## Set exercise:
Set down the material below word for word, excluding the pictures.

## Provided material:
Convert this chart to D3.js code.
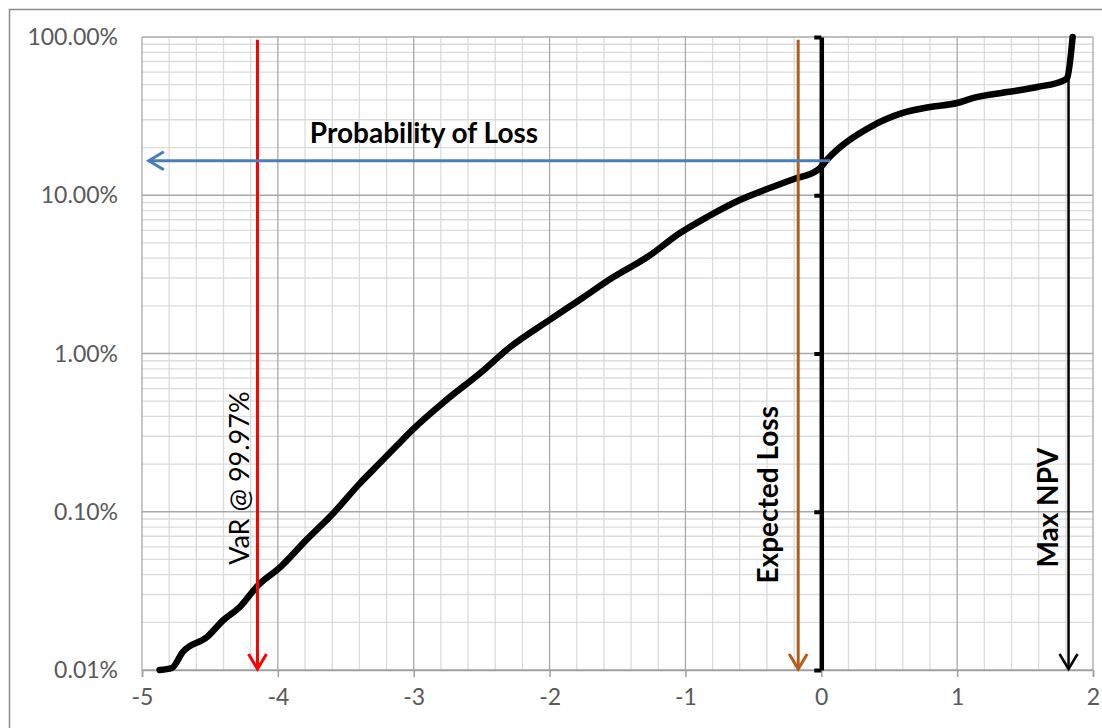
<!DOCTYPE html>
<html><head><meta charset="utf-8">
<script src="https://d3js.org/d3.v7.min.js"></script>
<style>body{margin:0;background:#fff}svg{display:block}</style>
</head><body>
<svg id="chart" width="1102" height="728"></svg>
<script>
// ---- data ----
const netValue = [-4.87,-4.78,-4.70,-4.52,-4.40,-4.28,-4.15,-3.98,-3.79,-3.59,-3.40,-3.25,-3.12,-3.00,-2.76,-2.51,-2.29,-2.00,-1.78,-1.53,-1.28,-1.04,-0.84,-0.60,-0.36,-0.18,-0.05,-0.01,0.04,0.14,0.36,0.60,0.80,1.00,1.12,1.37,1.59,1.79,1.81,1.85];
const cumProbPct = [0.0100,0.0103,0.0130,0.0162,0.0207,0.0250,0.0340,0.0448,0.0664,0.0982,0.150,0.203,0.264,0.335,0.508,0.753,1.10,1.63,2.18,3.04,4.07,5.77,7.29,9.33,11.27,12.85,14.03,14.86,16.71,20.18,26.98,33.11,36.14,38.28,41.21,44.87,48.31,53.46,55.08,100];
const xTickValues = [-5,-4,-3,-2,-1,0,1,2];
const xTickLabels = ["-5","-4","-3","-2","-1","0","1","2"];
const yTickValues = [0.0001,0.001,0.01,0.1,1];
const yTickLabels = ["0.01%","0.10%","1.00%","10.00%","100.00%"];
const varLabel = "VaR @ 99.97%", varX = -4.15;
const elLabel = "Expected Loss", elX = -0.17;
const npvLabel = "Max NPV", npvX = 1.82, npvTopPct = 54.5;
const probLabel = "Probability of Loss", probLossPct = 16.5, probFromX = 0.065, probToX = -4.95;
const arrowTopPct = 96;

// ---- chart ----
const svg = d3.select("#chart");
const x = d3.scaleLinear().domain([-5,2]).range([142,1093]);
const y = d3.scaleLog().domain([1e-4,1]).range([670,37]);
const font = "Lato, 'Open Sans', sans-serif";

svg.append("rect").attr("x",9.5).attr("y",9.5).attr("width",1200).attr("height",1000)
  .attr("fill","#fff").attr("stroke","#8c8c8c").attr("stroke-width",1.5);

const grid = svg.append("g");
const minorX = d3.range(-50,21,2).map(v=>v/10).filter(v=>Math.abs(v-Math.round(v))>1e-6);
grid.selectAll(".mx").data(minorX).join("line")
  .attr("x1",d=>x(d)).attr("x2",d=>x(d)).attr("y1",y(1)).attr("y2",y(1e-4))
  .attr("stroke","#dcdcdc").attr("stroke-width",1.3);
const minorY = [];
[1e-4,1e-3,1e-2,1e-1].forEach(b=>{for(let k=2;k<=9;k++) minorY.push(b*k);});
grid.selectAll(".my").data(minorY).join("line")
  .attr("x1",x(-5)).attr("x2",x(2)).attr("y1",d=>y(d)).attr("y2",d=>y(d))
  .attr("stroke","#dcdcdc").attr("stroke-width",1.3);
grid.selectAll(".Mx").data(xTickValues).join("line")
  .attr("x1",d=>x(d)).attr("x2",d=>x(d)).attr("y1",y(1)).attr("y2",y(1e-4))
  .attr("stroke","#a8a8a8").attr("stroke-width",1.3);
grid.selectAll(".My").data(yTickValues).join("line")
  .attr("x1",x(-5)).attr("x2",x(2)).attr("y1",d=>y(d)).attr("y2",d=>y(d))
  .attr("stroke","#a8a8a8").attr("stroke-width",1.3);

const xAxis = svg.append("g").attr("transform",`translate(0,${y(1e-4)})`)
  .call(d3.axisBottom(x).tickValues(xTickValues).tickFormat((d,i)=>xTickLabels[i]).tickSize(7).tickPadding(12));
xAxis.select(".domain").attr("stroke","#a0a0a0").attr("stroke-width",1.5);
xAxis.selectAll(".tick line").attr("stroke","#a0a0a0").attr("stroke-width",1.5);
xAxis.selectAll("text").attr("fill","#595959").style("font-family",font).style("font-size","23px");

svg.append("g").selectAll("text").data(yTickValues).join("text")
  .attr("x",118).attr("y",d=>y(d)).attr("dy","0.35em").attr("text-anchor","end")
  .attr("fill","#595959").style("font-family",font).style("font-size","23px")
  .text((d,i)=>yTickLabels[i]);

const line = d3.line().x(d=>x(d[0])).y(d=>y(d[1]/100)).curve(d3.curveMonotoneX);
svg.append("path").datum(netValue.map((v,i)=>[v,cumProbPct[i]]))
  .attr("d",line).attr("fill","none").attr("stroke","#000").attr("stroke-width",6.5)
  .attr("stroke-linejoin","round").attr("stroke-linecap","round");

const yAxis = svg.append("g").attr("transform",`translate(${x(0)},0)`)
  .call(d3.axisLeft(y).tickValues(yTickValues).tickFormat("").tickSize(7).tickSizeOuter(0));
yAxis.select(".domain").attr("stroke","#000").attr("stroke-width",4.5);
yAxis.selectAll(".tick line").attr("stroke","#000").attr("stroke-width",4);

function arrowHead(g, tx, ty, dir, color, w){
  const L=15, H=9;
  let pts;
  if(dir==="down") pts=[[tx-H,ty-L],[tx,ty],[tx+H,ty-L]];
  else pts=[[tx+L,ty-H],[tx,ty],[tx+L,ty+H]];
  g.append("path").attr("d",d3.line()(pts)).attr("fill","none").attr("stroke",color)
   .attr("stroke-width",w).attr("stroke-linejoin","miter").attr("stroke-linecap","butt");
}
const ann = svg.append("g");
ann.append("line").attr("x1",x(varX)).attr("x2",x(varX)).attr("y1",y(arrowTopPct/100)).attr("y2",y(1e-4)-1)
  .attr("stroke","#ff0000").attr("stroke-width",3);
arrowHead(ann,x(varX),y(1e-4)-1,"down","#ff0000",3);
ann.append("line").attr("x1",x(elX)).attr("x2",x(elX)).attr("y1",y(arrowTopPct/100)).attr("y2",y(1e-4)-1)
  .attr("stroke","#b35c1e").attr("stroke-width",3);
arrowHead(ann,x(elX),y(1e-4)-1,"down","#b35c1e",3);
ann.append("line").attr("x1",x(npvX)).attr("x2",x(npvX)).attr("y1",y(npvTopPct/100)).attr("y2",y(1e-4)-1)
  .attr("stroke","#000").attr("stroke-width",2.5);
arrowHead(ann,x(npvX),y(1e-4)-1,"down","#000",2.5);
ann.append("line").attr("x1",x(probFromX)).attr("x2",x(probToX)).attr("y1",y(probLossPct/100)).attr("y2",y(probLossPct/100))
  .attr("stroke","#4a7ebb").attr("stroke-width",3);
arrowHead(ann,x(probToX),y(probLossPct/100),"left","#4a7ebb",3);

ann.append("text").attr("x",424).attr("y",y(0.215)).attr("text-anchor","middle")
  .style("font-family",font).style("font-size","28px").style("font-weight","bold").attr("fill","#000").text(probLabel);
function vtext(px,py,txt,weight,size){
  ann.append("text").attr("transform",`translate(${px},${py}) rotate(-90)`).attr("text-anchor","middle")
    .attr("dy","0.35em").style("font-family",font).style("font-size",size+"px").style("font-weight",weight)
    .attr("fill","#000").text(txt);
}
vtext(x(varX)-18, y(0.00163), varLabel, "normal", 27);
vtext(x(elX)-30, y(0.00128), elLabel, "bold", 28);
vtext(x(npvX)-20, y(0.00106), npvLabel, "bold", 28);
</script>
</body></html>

## Task result:
Convert this chart to D3.js code.
<!DOCTYPE html>
<html><head><meta charset="utf-8">
<script src="https://d3js.org/d3.v7.min.js"></script>
<style>body{margin:0;background:#fff}svg{display:block}</style>
</head><body>
<svg id="chart" width="1102" height="728"></svg>
<script>
// ---- data ----
const netValue = [-4.87,-4.78,-4.70,-4.52,-4.40,-4.28,-4.15,-3.98,-3.79,-3.59,-3.40,-3.25,-3.12,-3.00,-2.76,-2.51,-2.29,-2.00,-1.78,-1.53,-1.28,-1.04,-0.84,-0.60,-0.36,-0.18,-0.05,-0.01,0.04,0.14,0.36,0.60,0.80,1.00,1.12,1.37,1.59,1.79,1.81,1.85];
const cumProbPct = [0.0100,0.0103,0.0130,0.0162,0.0207,0.0250,0.0340,0.0448,0.0664,0.0982,0.150,0.203,0.264,0.335,0.508,0.753,1.10,1.63,2.18,3.04,4.07,5.77,7.29,9.33,11.27,12.85,14.03,14.86,16.71,20.18,26.98,33.11,36.14,38.28,41.21,44.87,48.31,53.46,55.08,100];
const xTickValues = [-5,-4,-3,-2,-1,0,1,2];
const xTickLabels = ["-5","-4","-3","-2","-1","0","1","2"];
const yTickValues = [0.0001,0.001,0.01,0.1,1];
const yTickLabels = ["0.01%","0.10%","1.00%","10.00%","100.00%"];
const varLabel = "VaR @ 99.97%", varX = -4.15;
const elLabel = "Expected Loss", elX = -0.17;
const npvLabel = "Max NPV", npvX = 1.82, npvTopPct = 54.5;
const probLabel = "Probability of Loss", probLossPct = 16.5, probFromX = 0.065, probToX = -4.95;
const arrowTopPct = 96;

// ---- chart ----
const svg = d3.select("#chart");
const x = d3.scaleLinear().domain([-5,2]).range([142,1093]);
const y = d3.scaleLog().domain([1e-4,1]).range([670,37]);
const font = "Lato, 'Open Sans', sans-serif";

svg.append("rect").attr("x",9.5).attr("y",9.5).attr("width",1200).attr("height",1000)
  .attr("fill","#fff").attr("stroke","#8c8c8c").attr("stroke-width",1.5);

const grid = svg.append("g");
const minorX = d3.range(-50,21,2).map(v=>v/10).filter(v=>Math.abs(v-Math.round(v))>1e-6);
grid.selectAll(".mx").data(minorX).join("line")
  .attr("x1",d=>x(d)).attr("x2",d=>x(d)).attr("y1",y(1)).attr("y2",y(1e-4))
  .attr("stroke","#dcdcdc").attr("stroke-width",1.3);
const minorY = [];
[1e-4,1e-3,1e-2,1e-1].forEach(b=>{for(let k=2;k<=9;k++) minorY.push(b*k);});
grid.selectAll(".my").data(minorY).join("line")
  .attr("x1",x(-5)).attr("x2",x(2)).attr("y1",d=>y(d)).attr("y2",d=>y(d))
  .attr("stroke","#dcdcdc").attr("stroke-width",1.3);
grid.selectAll(".Mx").data(xTickValues).join("line")
  .attr("x1",d=>x(d)).attr("x2",d=>x(d)).attr("y1",y(1)).attr("y2",y(1e-4))
  .attr("stroke","#a8a8a8").attr("stroke-width",1.3);
grid.selectAll(".My").data(yTickValues).join("line")
  .attr("x1",x(-5)).attr("x2",x(2)).attr("y1",d=>y(d)).attr("y2",d=>y(d))
  .attr("stroke","#a8a8a8").attr("stroke-width",1.3);

const xAxis = svg.append("g").attr("transform",`translate(0,${y(1e-4)})`)
  .call(d3.axisBottom(x).tickValues(xTickValues).tickFormat((d,i)=>xTickLabels[i]).tickSize(7).tickPadding(12));
xAxis.select(".domain").attr("stroke","#a0a0a0").attr("stroke-width",1.5);
xAxis.selectAll(".tick line").attr("stroke","#a0a0a0").attr("stroke-width",1.5);
xAxis.selectAll("text").attr("fill","#595959").style("font-family",font).style("font-size","23px");

svg.append("g").selectAll("text").data(yTickValues).join("text")
  .attr("x",118).attr("y",d=>y(d)).attr("dy","0.35em").attr("text-anchor","end")
  .attr("fill","#595959").style("font-family",font).style("font-size","23px")
  .text((d,i)=>yTickLabels[i]);

const line = d3.line().x(d=>x(d[0])).y(d=>y(d[1]/100)).curve(d3.curveMonotoneX);
svg.append("path").datum(netValue.map((v,i)=>[v,cumProbPct[i]]))
  .attr("d",line).attr("fill","none").attr("stroke","#000").attr("stroke-width",6.5)
  .attr("stroke-linejoin","round").attr("stroke-linecap","round");

const yAxis = svg.append("g").attr("transform",`translate(${x(0)},0)`)
  .call(d3.axisLeft(y).tickValues(yTickValues).tickFormat("").tickSize(7).tickSizeOuter(0));
yAxis.select(".domain").attr("stroke","#000").attr("stroke-width",4.5);
yAxis.selectAll(".tick line").attr("stroke","#000").attr("stroke-width",4);

function arrowHead(g, tx, ty, dir, color, w){
  const L=15, H=9;
  let pts;
  if(dir==="down") pts=[[tx-H,ty-L],[tx,ty],[tx+H,ty-L]];
  else pts=[[tx+L,ty-H],[tx,ty],[tx+L,ty+H]];
  g.append("path").attr("d",d3.line()(pts)).attr("fill","none").attr("stroke",color)
   .attr("stroke-width",w).attr("stroke-linejoin","miter").attr("stroke-linecap","butt");
}
const ann = svg.append("g");
ann.append("line").attr("x1",x(varX)).attr("x2",x(varX)).attr("y1",y(arrowTopPct/100)).attr("y2",y(1e-4)-1)
  .attr("stroke","#ff0000").attr("stroke-width",3);
arrowHead(ann,x(varX),y(1e-4)-1,"down","#ff0000",3);
ann.append("line").attr("x1",x(elX)).attr("x2",x(elX)).attr("y1",y(arrowTopPct/100)).attr("y2",y(1e-4)-1)
  .attr("stroke","#b35c1e").attr("stroke-width",3);
arrowHead(ann,x(elX),y(1e-4)-1,"down","#b35c1e",3);
ann.append("line").attr("x1",x(npvX)).attr("x2",x(npvX)).attr("y1",y(npvTopPct/100)).attr("y2",y(1e-4)-1)
  .attr("stroke","#000").attr("stroke-width",2.5);
arrowHead(ann,x(npvX),y(1e-4)-1,"down","#000",2.5);
ann.append("line").attr("x1",x(probFromX)).attr("x2",x(probToX)).attr("y1",y(probLossPct/100)).attr("y2",y(probLossPct/100))
  .attr("stroke","#4a7ebb").attr("stroke-width",3);
arrowHead(ann,x(probToX),y(probLossPct/100),"left","#4a7ebb",3);

ann.append("text").attr("x",424).attr("y",y(0.215)).attr("text-anchor","middle")
  .style("font-family",font).style("font-size","28px").style("font-weight","bold").attr("fill","#000").text(probLabel);
function vtext(px,py,txt,weight,size){
  ann.append("text").attr("transform",`translate(${px},${py}) rotate(-90)`).attr("text-anchor","middle")
    .attr("dy","0.35em").style("font-family",font).style("font-size",size+"px").style("font-weight",weight)
    .attr("fill","#000").text(txt);
}
vtext(x(varX)-18, y(0.00163), varLabel, "normal", 27);
vtext(x(elX)-30, y(0.00128), elLabel, "bold", 28);
vtext(x(npvX)-20, y(0.00106), npvLabel, "bold", 28);
</script>
</body></html>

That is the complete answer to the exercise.